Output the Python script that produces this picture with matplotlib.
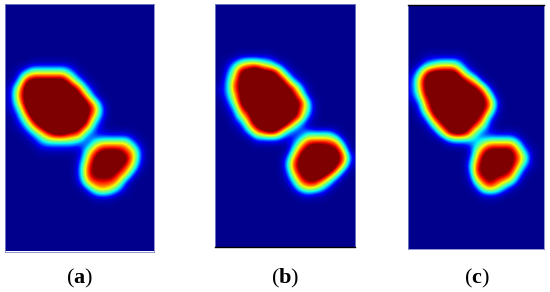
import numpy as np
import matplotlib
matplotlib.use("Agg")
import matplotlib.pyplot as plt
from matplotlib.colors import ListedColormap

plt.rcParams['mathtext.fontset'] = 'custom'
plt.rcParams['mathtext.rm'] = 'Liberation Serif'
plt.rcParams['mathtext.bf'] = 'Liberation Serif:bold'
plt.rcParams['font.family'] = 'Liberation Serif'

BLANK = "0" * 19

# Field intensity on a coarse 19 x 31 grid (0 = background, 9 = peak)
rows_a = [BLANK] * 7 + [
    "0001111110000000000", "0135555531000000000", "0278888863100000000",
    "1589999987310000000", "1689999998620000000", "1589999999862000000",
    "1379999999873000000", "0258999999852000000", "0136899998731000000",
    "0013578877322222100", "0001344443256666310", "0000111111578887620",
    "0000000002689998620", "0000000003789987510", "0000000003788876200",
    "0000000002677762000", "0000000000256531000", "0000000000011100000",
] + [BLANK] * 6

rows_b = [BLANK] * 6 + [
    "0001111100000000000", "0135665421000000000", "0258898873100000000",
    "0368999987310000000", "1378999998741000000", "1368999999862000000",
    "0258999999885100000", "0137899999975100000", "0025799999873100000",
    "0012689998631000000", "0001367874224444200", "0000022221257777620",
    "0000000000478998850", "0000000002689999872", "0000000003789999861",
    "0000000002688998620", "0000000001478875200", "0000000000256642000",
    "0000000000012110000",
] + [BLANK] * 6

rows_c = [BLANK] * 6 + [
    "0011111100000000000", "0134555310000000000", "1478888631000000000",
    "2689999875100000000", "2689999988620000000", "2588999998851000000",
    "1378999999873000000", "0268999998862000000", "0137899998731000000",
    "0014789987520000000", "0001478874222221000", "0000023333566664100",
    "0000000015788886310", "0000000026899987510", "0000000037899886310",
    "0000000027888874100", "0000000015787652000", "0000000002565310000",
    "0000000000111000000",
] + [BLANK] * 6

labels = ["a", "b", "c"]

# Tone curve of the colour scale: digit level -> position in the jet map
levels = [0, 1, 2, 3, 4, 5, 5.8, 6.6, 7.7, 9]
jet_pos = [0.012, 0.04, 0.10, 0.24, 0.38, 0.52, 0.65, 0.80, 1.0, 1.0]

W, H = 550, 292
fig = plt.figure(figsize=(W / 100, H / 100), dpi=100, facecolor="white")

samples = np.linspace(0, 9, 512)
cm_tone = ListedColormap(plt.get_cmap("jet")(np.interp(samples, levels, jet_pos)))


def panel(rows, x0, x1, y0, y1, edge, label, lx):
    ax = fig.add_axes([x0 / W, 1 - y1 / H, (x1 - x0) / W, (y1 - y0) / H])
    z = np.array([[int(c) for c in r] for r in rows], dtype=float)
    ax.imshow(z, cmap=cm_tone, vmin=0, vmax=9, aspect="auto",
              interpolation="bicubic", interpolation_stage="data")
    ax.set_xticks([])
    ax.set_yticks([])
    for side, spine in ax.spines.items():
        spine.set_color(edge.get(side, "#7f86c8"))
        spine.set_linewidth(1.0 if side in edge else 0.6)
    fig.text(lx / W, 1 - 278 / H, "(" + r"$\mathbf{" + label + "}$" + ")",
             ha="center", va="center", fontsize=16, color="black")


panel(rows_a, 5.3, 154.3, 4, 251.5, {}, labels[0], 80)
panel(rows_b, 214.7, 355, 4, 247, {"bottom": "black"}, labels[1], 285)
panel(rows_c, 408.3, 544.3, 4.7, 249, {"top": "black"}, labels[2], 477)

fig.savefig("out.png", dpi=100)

--*--

Exercise instructions: Give every line of the material that includes the string "matplotlib".

Full response:
Output the Python script that produces this picture with matplotlib.
import matplotlib
matplotlib.use("Agg")
import matplotlib.pyplot as plt
from matplotlib.colors import ListedColormap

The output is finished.